Internal company documents, revealed in court filings, showed that some employees warned leaders about these practices. In some cases, design changes that clarified the process led to declines in subscriptions, prompting managers to reverse them. Amazon later simplified cancellation in 2022, after regulators had begun their investigation.

In agreeing to settle, Amazon did not admit wrongdoing. The company said the resolution allows it to focus on its customers and emphasized that Prime continues to provide substantial value, offering fast shipping, entertainment, and other benefits.

Beyond financial penalties, the settlement requires Amazon to maintain clearer practices. Customers will see an obvious option to decline Prime, all key terms will be displayed before enrollment, and cancellation must be as simple as sign-up. A third-party monitor will ensure compliance.

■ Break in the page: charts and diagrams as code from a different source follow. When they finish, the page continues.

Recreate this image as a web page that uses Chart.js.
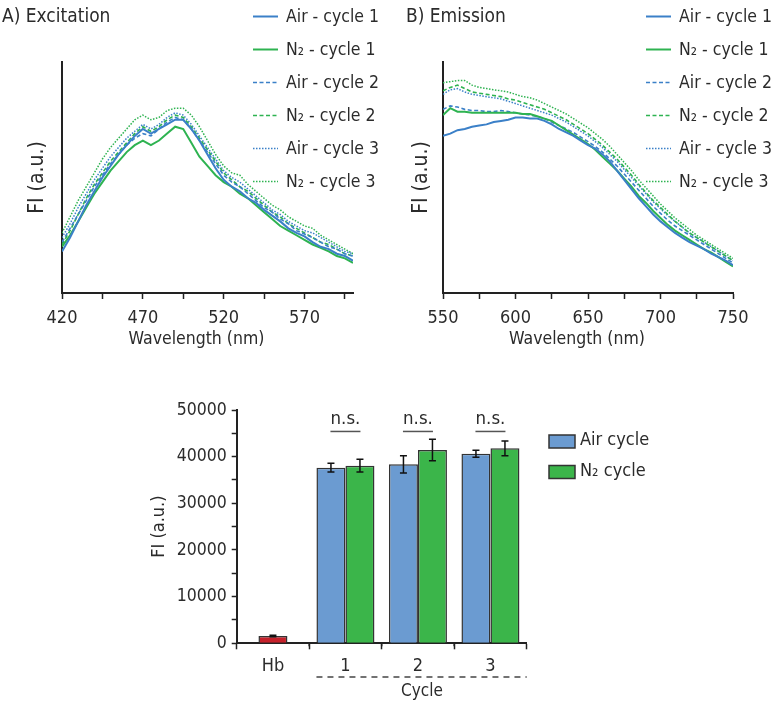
<!DOCTYPE html>
<html>
<head>
<meta charset="utf-8">
<title>Excitation / Emission / Cycle</title>
<script src="https://cdn.jsdelivr.net/npm/chart.js@4.4.0/dist/chart.umd.min.js"></script>
<style>
  body { margin: 0; background: #fff; }
  #wrap { position: relative; width: 774px; height: 708px; }
  canvas { position: absolute; }
  #exChart { left: 0; top: 0; }
  #emChart { left: 385px; top: 0; }
  #barChart { left: 140px; top: 380px; }
</style>
</head>
<body>
<div id="wrap">
  <canvas id="exChart" width="385" height="360"></canvas>
  <canvas id="emChart" width="389" height="360"></canvas>
  <canvas id="barChart" width="634" height="328"></canvas>
</div>
<script>
'use strict'

// Data - panel A (excitation), wavelength in nm, FI in arbitrary units

let exWave = [420, 425, 430, 435, 440, 445, 450, 455, 460, 465, 470, 475, 480, 485, 490, 495, 500, 505, 510,
  515, 520, 525, 530, 535, 540, 545, 550, 555, 560, 565, 570, 575, 580, 585, 590, 595, 600];
let exTicks = [420, 445, 470, 495, 520, 545, 570, 595];
let exLabels = [420, 470, 520, 570];

let exAir1 = [18, 24, 31, 38, 44, 50, 55, 60, 64, 68, 71, 69, 71, 73, 75, 75, 71, 66, 60,
  54, 49, 46, 44, 41, 39, 36, 33.5, 31, 28, 26, 24.5, 22, 20, 19, 17, 16, 14];
let exN2_1 = [20, 25, 31, 37, 43, 48, 53, 57, 61, 64, 66, 64, 66, 69, 72, 71, 65, 59, 55,
  51, 48, 46, 43, 41, 38, 35, 32, 29, 27, 25, 23, 21, 19.5, 18, 16, 15, 13];
let exAir2 = [22, 28, 34, 40, 46, 51, 56, 60, 64, 67, 69, 68, 71, 74, 76, 75, 71, 66, 61,
  56, 51, 48, 46, 43, 40, 37, 35, 32, 30, 27, 25.5, 24, 22, 20, 19, 17, 16];
let exN2_2 = [21, 27, 34, 41, 47, 52, 57, 61, 65, 69, 72, 70, 72, 75, 77, 76, 72, 67, 62,
  57, 52, 49, 46, 44, 41, 38, 35, 33, 30, 28, 26, 24, 22, 21, 19, 17, 16];
let exAir3 = [24, 30, 37, 43, 49, 54, 59, 63, 67, 70, 73, 71, 73, 76, 78, 77, 73, 68, 63,
  58, 53, 50, 48, 45, 42, 39, 36, 34, 31, 29, 27, 26, 24, 22, 20, 18, 17];
let exN2_3 = [26, 33, 40, 46, 52, 58, 63, 67, 71, 75, 77, 75, 76, 79, 80, 80, 77, 72, 66,
  60, 55, 52, 51, 47, 44, 41, 38, 36, 33, 31, 29, 28, 25, 23, 21, 19, 17];

// Data - panel B (emission)

let emWave = [550, 555, 560, 565, 570, 575, 580, 585, 590, 595, 600, 605, 610, 615, 620, 625, 630, 635, 640, 645,
  650, 655, 660, 665, 670, 675, 680, 685, 690, 695, 700, 705, 710, 715, 720, 725, 730, 735, 740, 745, 750];
let emTicks = [550, 575, 600, 625, 650, 675, 700, 725, 750];
let emLabels = [550, 600, 650, 700, 750];

let emAir1 = [68, 69, 70.5, 71, 72, 72.5, 73, 74, 74.5, 75, 76, 76, 75.5, 75.5, 74.5, 73, 71, 69.5, 68, 66,
  64, 62.5, 60, 57, 53, 49, 45, 41, 37.5, 34, 31, 28.5, 26, 24, 22, 20.5, 19, 17, 15.5, 14, 12];
let emN2_1 = [77, 80, 78.5, 78.5, 78, 78, 78, 78, 78, 78, 78, 77.5, 77.5, 76.5, 75.5, 74.5, 72.5, 70.5, 68.5, 66.5,
  64.5, 62, 59, 56, 53, 49.5, 46, 42, 39, 35.5, 32.5, 29.5, 27, 25, 23, 21, 19, 17.5, 15.5, 13.5, 11.5];
let emAir2 = [79.5, 81, 80.5, 79.5, 79, 79, 78.5, 78.5, 79, 78.5, 78, 77.5, 77, 76.5, 75.5, 74, 72.5, 71, 69.5, 67.5,
  65.5, 63.5, 61, 58, 55, 51.5, 48, 44.5, 41, 37.5, 34.5, 31.5, 29, 27, 25, 23, 21, 19, 17, 15, 13];
let emN2_2 = [87.5, 89, 90, 88.5, 87, 86.5, 86, 85.5, 85, 84, 83.5, 82.5, 81.5, 80.5, 79.5, 78, 76.5, 75, 73, 71,
  69, 66.5, 64, 61, 58, 54.5, 51, 47, 43.5, 40, 37, 34, 31, 28.5, 26, 24, 22, 20, 18, 16, 14];
let emAir3 = [86, 88, 88.5, 87, 86, 85.5, 85, 84.5, 84, 83, 82, 81, 80, 79, 78, 77, 75.5, 74, 72, 70,
  68, 65.5, 63, 60, 57, 53.5, 50, 46.5, 43, 39.5, 36.5, 33.5, 31, 28.5, 26, 24, 22, 20, 18, 16, 14];
let emN2_3 = [91, 91.5, 92, 92, 90, 89, 88.5, 88, 87.5, 87, 86, 85, 84.5, 83.5, 82, 80.5, 79, 77.5, 75.5, 73.5,
  71.5, 69, 66.5, 63.5, 60, 56.5, 53, 49, 45.5, 42, 38.5, 35.5, 32.5, 30, 27.5, 25, 23, 21, 19, 17, 15];

let seriesNames = ['Air - cycle 1', 'N\u2082 - cycle 1', 'Air - cycle 2', 'N\u2082 - cycle 2', 'Air - cycle 3', 'N\u2082 - cycle 3'];

// Data - panel C (bars, mean +/- error)

let barCats = ['Hb', '1', '2', '3'];
let hbValues = [1560, null, null, null];
let hbErrors = [150, null, null, null];
let airValues = [null, 37640, 38360, 40640];
let airErrors = [null, 930, 1860, 750];
let n2Values = [null, 38060, 41430, 41790];
let n2Errors = [null, 1360, 2320, 1570];
let barTicks = [0, 5000, 10000, 15000, 20000, 25000, 30000, 35000, 40000, 45000, 50000];
let nsCats = [1, 2, 3];

// Styles

const FONT = "'DejaVu Sans Condensed', 'Liberation Sans', sans-serif";
const TXT = '#2b2b2b';
const AX = '#222';
const BLUE = '#3b80c8';
const GREEN = '#2eb351';
let lineColors = [BLUE, GREEN, BLUE, GREEN, BLUE, GREEN];
let lineWidths = [2, 2, 1.6, 1.6, 1.5, 1.5];
let lineDashes = [[], [], [4, 2.5], [4, 2.5], [1.5, 1.5], [1.5, 1.5]];
let legendRows = [17.5, 50.5, 83.5, 116.5, 149.5, 182.5];

Chart.defaults.font.family = FONT;
Chart.defaults.color = TXT;

// Spectrum charts

const spectrumDecor = {
  id: 'spectrumDecor',
  afterDraw(chart, args, o) {
    const ctx = chart.ctx;
    const area = chart.chartArea;
    ctx.save();
    ctx.fillStyle = TXT;
    ctx.textBaseline = 'middle';
    ctx.font = '19px ' + FONT;
    ctx.fillText(o.title, o.titleX, 17);

    ctx.font = '17.5px ' + FONT;
    ctx.textAlign = 'center';
    ctx.fillText('Wavelength (nm)', (area.left + area.right) / 2 - 11, 339);

    ctx.textAlign = 'left';
    ctx.font = '17.5px ' + FONT;
    for (let i = 0; i < seriesNames.length; i++) {
      let y = legendRows[i];
      ctx.strokeStyle = lineColors[i];
      ctx.lineWidth = lineWidths[i];
      ctx.setLineDash(lineDashes[i]);
      ctx.beginPath();
      ctx.moveTo(o.legendX, y - 1);
      ctx.lineTo(o.legendX + 25, y - 1);
      ctx.stroke();
      ctx.setLineDash([]);
      ctx.fillText(seriesNames[i], o.legendX + 33, y);
    }
    ctx.restore();
  }
};

function makeSpectrum(canvasId, wave, series, ticks, labels, opts) {
  let datasets = series.map((vals, i) => ({
    label: seriesNames[i],
    data: vals.map((v, j) => ({ x: wave[j], y: v })),
    borderColor: lineColors[i],
    borderWidth: lineWidths[i],
    borderDash: lineDashes[i],
    pointRadius: 0,
    tension: 0,
    fill: false
  }));

  return new Chart(document.getElementById(canvasId), {
    type: 'line',
    data: { datasets: datasets },
    options: {
      responsive: false,
      animation: false,
      events: [],
      layout: { padding: { left: opts.padLeft, right: opts.padRight, top: 62, bottom: 0 } },
      plugins: {
        legend: { display: false },
        tooltip: { enabled: false },
        spectrumDecor: { title: opts.title, titleX: opts.titleX, legendX: opts.legendX }
      },
      scales: {
        x: {
          type: 'linear',
          min: wave[0],
          max: wave[wave.length - 1],
          afterBuildTicks: (s) => { s.ticks = ticks.map(v => ({ value: v })); },
          afterFit: (s) => { s.height = 67; },
          ticks: {
            autoSkip: false,
            maxRotation: 0,
            padding: 9,
            font: { size: 18 },
            callback: (v) => labels.includes(v) ? String(v) : ''
          },
          grid: { drawOnChartArea: false, tickLength: 6, tickColor: AX, tickWidth: 1.5 },
          border: { color: AX, width: 2 }
        },
        y: {
          min: 0,
          max: 100,
          afterFit: (s) => { s.width = opts.yWidth; },
          ticks: { display: false },
          grid: { display: false },
          border: { color: AX, width: 2 },
          title: { display: true, text: 'FI (a.u.)', font: { size: 21 }, padding: { top: 4, bottom: 0 } }
        }
      }
    },
    plugins: [spectrumDecor]
  });
}

makeSpectrum('exChart', exWave, [exAir1, exN2_1, exAir2, exN2_2, exAir3, exN2_3], exTicks, exLabels,
  { padLeft: 21, padRight: 32, yWidth: 41, title: 'A) Excitation', titleX: 2, legendX: 253 });

makeSpectrum('emChart', emWave, [emAir1, emN2_1, emAir2, emN2_2, emAir3, emN2_3], emTicks, emLabels,
  { padLeft: 20, padRight: 41, yWidth: 38, title: 'B) Emission', titleX: 21, legendX: 261 });

// Bar chart

let errSets = [hbErrors, airErrors, n2Errors];

const barDecor = {
  id: 'barDecor',
  afterDatasetsDraw(chart) {
    const ctx = chart.ctx;
    const y = chart.scales.y;
    ctx.save();
    ctx.strokeStyle = '#111';
    ctx.lineWidth = 1.5;
    chart.data.datasets.forEach((ds, d) => {
      let meta = chart.getDatasetMeta(d);
      ds.data.forEach((v, i) => {
        if (v === null) return;
        let e = errSets[d][i];
        let x = meta.data[i].x;
        let top = y.getPixelForValue(v + e);
        let bot = y.getPixelForValue(v - e);
        ctx.beginPath();
        ctx.moveTo(x, top); ctx.lineTo(x, bot);
        ctx.moveTo(x - 3.5, top); ctx.lineTo(x + 3.5, top);
        ctx.moveTo(x - 3.5, bot); ctx.lineTo(x + 3.5, bot);
        ctx.stroke();
      });
    });
    ctx.restore();
  },
  afterDraw(chart) {
    const ctx = chart.ctx;
    const x = chart.scales.x;
    const y = chart.scales.y;
    const area = chart.chartArea;
    ctx.save();

    // small ticks between categories
    ctx.strokeStyle = AX;
    ctx.lineWidth = 1.5;
    for (let k = 0; k < barCats.length - 1; k++) {
      let bx = (x.getPixelForValue(k) + x.getPixelForValue(k + 1)) / 2;
      ctx.beginPath();
      ctx.moveTo(bx, area.bottom);
      ctx.lineTo(bx, area.bottom + 3);
      ctx.stroke();
    }

    // n.s. marks
    ctx.fillStyle = TXT;
    ctx.font = '18.5px ' + FONT;
    ctx.textAlign = 'center';
    ctx.textBaseline = 'middle';
    ctx.strokeStyle = '#555';
    nsCats.forEach((c) => {
      let cx = x.getPixelForValue(c);
      ctx.fillText('n.s.', cx, y.getPixelForValue(48000));
      ctx.beginPath();
      ctx.moveTo(cx - 15, y.getPixelForValue(45400));
      ctx.lineTo(cx + 15, y.getPixelForValue(45400));
      ctx.stroke();
    });

    // dashed group line and Cycle label
    let half = (x.getPixelForValue(1) - x.getPixelForValue(0)) * 0.4;
    ctx.strokeStyle = '#444';
    ctx.setLineDash([6, 5]);
    ctx.beginPath();
    ctx.moveTo(x.getPixelForValue(1) - half, 297);
    ctx.lineTo(area.right, 297);
    ctx.stroke();
    ctx.setLineDash([]);
    ctx.font = '17px ' + FONT;
    ctx.fillText('Cycle', x.getPixelForValue(2) + 4, 312);

    // legend
    let items = [['Air cycle', '#6b9bd1'], ['N\u2082 cycle', '#3bb54a']];
    ctx.textAlign = 'left';
    ctx.font = '18px ' + FONT;
    items.forEach((it, i) => {
      let yy = 61.5 + i * 30.5;
      ctx.fillStyle = it[1];
      ctx.fillRect(409, yy - 6.5, 26, 13);
      ctx.strokeStyle = '#333';
      ctx.strokeRect(409, yy - 6.5, 26, 13);
      ctx.fillStyle = TXT;
      ctx.fillText(it[0], 440, yy - 1);
    });
    ctx.restore();
  }
};

new Chart(document.getElementById('barChart'), {
  type: 'bar',
  data: {
    labels: barCats,
    datasets: [
      { label: 'Hb', data: hbValues, backgroundColor: '#c6212b', borderColor: '#333', borderWidth: 1.5,
        barPercentage: 0.5, categoryPercentage: 0.8, skipNull: true },
      { label: 'Air cycle', data: airValues, backgroundColor: '#6b9bd1', borderColor: '#333', borderWidth: 1.5,
        barPercentage: 1, categoryPercentage: 0.8, skipNull: true },
      { label: 'N\u2082 cycle', data: n2Values, backgroundColor: '#3bb54a', borderColor: '#333', borderWidth: 1.5,
        barPercentage: 1, categoryPercentage: 0.8, skipNull: true }
    ]
  },
  options: {
    responsive: false,
    animation: false,
    events: [],
    layout: { padding: { left: 5, right: 247.3, top: 30, bottom: 0 } },
    plugins: { legend: { display: false }, tooltip: { enabled: false } },
    scales: {
      x: {
        afterFit: (s) => { s.height = 64.7; },
        ticks: { font: { size: 18 }, padding: 6 },
        grid: { drawOnChartArea: false, tickLength: 6, tickColor: AX, tickWidth: 1.5 },
        border: { color: AX, width: 2 }
      },
      y: {
        min: 0,
        max: 50000,
        afterBuildTicks: (s) => { s.ticks = barTicks.map(v => ({ value: v })); },
        afterFit: (s) => { s.width = 91.7; },
        ticks: {
          autoSkip: false,
          padding: 5,
          font: { size: 17.5 },
          callback: (v) => v % 10000 === 0 ? String(v) : ''
        },
        grid: { drawOnChartArea: false, tickLength: 5, tickColor: AX, tickWidth: 1.5 },
        border: { color: AX, width: 2 },
        title: { display: true, text: 'FI (a.u.)', font: { size: 18 }, padding: { top: 4, bottom: 0 } }
      }
    }
  },
  plugins: [barDecor]
});
</script>
</body>
</html>
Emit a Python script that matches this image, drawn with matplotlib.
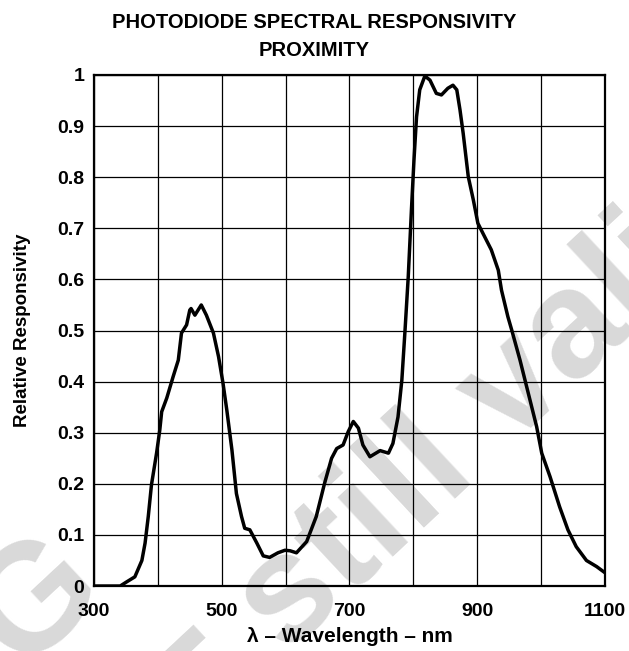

FTC Chair Andrew Ferguson said the outcome sends a message to companies that make it difficult for customers to end recurring services. He described the case as part of the agency’s broader push to rein in practices that exploit consumer trust in online markets.

For Amazon, the financial hit is manageable. The company generates roughly $2.5 billion in revenue every 33 hours, and Prime remains deeply integrated into its retail and media ecosystem. Analysts say the changes are unlikely to erode the program’s appeal, which has become central to shopping habits for millions of households.

Prime, first introduced in 2005, has grown into one of Amazon’s most successful ventures. Membership costs $139 annually in the United States and generated nearly $24 billion in subscription revenue in the first half of 2025. Amazon founder Jeff Bezos once described the program as so compelling that people would feel irresponsible not to join.

While this case is now resolved, Amazon continues to face scrutiny. A separate federal antitrust suit accusing the company of monopoly practices is scheduled for trial in 2027, meaning regulatory pressure on the company is far from over.